§ Your task: Copy exactly, and only, the lines between the line holding "Convert this chart to Apache ECharts code." and the line holding "xs.map((x,i)=>[x, lo[i], hi[i]]);", inclusive; skip the pictures.

§ Supplied data:
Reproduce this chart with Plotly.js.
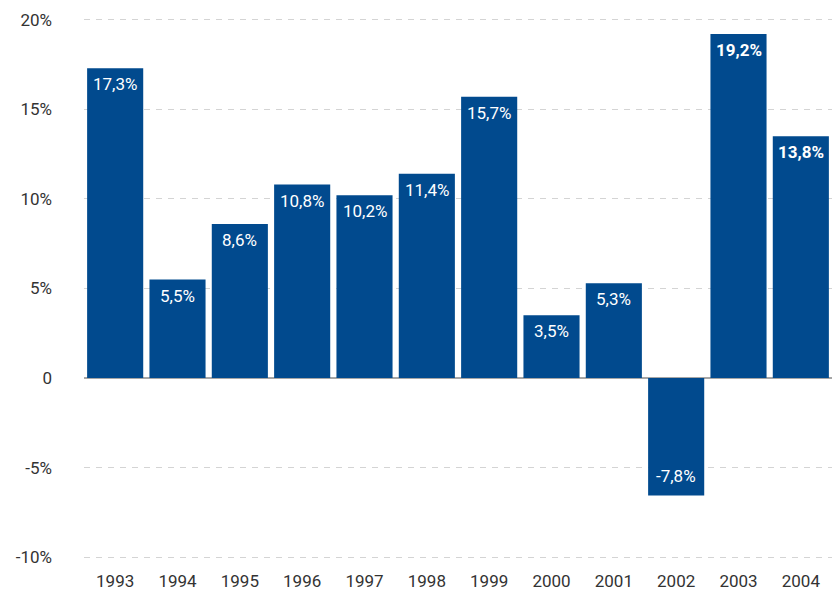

---

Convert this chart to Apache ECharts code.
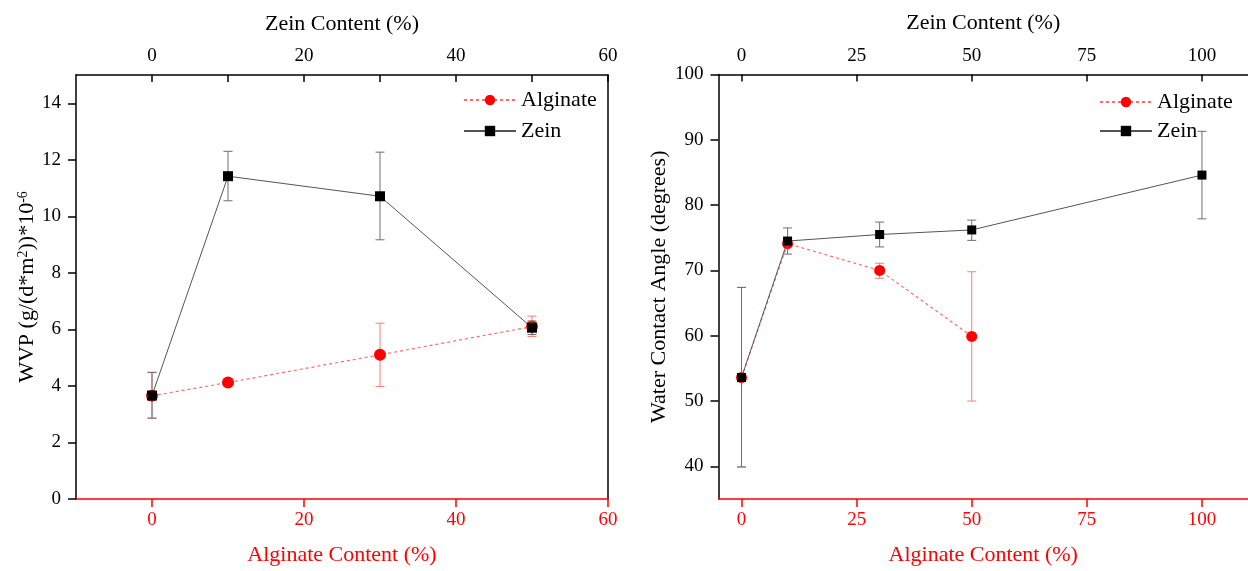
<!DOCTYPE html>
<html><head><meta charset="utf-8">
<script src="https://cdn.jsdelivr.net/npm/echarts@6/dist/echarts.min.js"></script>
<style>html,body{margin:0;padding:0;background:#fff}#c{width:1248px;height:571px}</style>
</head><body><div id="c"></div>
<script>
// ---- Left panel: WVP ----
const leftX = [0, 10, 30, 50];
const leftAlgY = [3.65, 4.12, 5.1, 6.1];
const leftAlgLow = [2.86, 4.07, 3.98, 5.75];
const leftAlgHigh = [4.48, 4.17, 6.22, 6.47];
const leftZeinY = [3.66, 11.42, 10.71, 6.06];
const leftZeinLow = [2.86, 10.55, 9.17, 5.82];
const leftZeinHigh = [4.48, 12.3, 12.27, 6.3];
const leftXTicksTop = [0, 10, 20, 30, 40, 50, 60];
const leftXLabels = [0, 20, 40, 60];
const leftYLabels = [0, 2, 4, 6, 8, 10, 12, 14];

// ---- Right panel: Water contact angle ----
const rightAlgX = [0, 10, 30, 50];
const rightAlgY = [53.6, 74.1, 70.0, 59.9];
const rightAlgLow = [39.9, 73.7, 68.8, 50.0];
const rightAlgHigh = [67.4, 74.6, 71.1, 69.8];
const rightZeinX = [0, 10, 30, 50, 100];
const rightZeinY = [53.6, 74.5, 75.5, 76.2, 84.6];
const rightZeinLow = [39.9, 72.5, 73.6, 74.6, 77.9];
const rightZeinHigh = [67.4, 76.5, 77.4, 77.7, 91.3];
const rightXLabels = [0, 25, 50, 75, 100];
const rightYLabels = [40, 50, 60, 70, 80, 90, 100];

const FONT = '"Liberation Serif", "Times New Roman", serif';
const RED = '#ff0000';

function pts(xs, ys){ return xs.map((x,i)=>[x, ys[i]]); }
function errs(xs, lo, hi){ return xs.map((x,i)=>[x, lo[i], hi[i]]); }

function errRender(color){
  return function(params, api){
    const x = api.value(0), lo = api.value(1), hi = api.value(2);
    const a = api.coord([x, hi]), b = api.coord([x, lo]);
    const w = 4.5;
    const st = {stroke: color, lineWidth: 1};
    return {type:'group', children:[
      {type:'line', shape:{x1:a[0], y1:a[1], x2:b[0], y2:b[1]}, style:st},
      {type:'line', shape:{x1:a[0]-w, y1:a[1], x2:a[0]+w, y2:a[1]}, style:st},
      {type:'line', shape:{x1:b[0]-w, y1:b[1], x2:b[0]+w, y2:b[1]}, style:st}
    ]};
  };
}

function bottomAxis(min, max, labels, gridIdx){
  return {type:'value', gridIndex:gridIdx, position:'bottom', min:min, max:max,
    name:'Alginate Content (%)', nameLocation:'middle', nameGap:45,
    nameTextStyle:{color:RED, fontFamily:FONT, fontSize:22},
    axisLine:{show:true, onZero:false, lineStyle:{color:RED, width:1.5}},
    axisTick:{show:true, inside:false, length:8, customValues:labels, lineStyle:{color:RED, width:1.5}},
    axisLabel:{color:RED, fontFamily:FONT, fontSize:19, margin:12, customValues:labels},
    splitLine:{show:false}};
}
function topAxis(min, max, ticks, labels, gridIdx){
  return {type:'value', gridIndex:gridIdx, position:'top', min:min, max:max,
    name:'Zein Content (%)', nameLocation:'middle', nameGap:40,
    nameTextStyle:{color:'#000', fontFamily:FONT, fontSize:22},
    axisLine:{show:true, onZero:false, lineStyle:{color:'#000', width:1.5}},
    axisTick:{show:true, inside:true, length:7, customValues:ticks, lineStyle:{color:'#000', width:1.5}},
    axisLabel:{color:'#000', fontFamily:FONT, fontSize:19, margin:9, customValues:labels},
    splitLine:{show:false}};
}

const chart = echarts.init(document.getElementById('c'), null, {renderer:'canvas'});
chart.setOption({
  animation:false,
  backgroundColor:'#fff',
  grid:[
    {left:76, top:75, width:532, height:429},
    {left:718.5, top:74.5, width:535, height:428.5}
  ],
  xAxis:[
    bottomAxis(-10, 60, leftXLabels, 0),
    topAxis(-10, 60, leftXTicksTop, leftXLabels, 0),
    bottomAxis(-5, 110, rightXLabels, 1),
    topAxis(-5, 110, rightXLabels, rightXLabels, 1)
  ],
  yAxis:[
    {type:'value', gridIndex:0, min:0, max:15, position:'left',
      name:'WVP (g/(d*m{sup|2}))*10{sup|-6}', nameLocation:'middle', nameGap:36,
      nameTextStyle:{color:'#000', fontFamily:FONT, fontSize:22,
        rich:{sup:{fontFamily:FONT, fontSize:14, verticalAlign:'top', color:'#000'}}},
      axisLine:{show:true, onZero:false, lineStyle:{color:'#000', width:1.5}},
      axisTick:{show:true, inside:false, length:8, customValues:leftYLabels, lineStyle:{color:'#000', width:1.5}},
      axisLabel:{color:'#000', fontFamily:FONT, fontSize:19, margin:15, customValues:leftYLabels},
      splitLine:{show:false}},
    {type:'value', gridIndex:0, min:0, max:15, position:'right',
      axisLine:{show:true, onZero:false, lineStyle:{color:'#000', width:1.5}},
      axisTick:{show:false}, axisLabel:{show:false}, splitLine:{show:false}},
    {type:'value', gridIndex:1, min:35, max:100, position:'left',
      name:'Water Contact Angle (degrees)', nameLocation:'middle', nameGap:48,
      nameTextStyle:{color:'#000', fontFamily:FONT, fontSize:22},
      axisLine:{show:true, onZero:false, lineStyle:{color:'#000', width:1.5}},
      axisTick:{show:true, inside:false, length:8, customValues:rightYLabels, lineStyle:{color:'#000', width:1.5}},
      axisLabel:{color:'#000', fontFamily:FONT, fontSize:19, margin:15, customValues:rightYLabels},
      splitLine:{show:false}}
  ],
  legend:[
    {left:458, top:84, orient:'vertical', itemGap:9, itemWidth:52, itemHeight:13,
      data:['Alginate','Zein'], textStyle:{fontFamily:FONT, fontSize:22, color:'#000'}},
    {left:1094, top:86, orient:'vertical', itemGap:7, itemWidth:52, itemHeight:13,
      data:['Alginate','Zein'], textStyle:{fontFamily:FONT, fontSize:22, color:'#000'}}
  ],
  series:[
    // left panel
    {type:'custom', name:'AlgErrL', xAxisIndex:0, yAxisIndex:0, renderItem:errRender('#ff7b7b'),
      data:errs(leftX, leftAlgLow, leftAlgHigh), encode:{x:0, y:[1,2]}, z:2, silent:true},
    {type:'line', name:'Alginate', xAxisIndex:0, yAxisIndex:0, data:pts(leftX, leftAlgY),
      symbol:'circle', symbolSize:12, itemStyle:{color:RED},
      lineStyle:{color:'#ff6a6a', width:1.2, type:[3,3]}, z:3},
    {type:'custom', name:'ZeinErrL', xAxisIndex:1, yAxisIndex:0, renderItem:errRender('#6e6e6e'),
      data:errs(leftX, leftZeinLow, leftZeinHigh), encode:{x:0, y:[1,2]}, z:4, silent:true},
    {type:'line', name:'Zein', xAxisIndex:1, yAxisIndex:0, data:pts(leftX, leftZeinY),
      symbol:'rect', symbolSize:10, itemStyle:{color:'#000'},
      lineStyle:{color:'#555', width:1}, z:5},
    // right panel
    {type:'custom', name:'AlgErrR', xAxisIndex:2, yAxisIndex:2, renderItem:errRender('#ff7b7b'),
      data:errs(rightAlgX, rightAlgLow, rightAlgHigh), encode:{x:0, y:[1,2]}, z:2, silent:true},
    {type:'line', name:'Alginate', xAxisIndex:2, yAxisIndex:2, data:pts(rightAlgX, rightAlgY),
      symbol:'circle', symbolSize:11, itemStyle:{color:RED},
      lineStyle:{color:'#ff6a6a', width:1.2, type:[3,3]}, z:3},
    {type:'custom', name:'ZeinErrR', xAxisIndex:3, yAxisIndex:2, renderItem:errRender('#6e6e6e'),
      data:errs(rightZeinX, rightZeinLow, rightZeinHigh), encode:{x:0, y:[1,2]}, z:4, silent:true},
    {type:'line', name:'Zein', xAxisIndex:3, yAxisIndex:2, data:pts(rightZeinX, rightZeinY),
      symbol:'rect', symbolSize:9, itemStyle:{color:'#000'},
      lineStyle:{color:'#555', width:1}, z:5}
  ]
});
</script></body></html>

§ Written reply:
Convert this chart to Apache ECharts code.
<!DOCTYPE html>
<html><head><meta charset="utf-8">
<script src="https://cdn.jsdelivr.net/npm/echarts@6/dist/echarts.min.js"></script>
<style>html,body{margin:0;padding:0;background:#fff}#c{width:1248px;height:571px}</style>
</head><body><div id="c"></div>
<script>
// ---- Left panel: WVP ----
const leftX = [0, 10, 30, 50];
const leftAlgY = [3.65, 4.12, 5.1, 6.1];
const leftAlgLow = [2.86, 4.07, 3.98, 5.75];
const leftAlgHigh = [4.48, 4.17, 6.22, 6.47];
const leftZeinY = [3.66, 11.42, 10.71, 6.06];
const leftZeinLow = [2.86, 10.55, 9.17, 5.82];
const leftZeinHigh = [4.48, 12.3, 12.27, 6.3];
const leftXTicksTop = [0, 10, 20, 30, 40, 50, 60];
const leftXLabels = [0, 20, 40, 60];
const leftYLabels = [0, 2, 4, 6, 8, 10, 12, 14];

// ---- Right panel: Water contact angle ----
const rightAlgX = [0, 10, 30, 50];
const rightAlgY = [53.6, 74.1, 70.0, 59.9];
const rightAlgLow = [39.9, 73.7, 68.8, 50.0];
const rightAlgHigh = [67.4, 74.6, 71.1, 69.8];
const rightZeinX = [0, 10, 30, 50, 100];
const rightZeinY = [53.6, 74.5, 75.5, 76.2, 84.6];
const rightZeinLow = [39.9, 72.5, 73.6, 74.6, 77.9];
const rightZeinHigh = [67.4, 76.5, 77.4, 77.7, 91.3];
const rightXLabels = [0, 25, 50, 75, 100];
const rightYLabels = [40, 50, 60, 70, 80, 90, 100];

const FONT = '"Liberation Serif", "Times New Roman", serif';
const RED = '#ff0000';

function pts(xs, ys){ return xs.map((x,i)=>[x, ys[i]]); }
function errs(xs, lo, hi){ return xs.map((x,i)=>[x, lo[i], hi[i]]); }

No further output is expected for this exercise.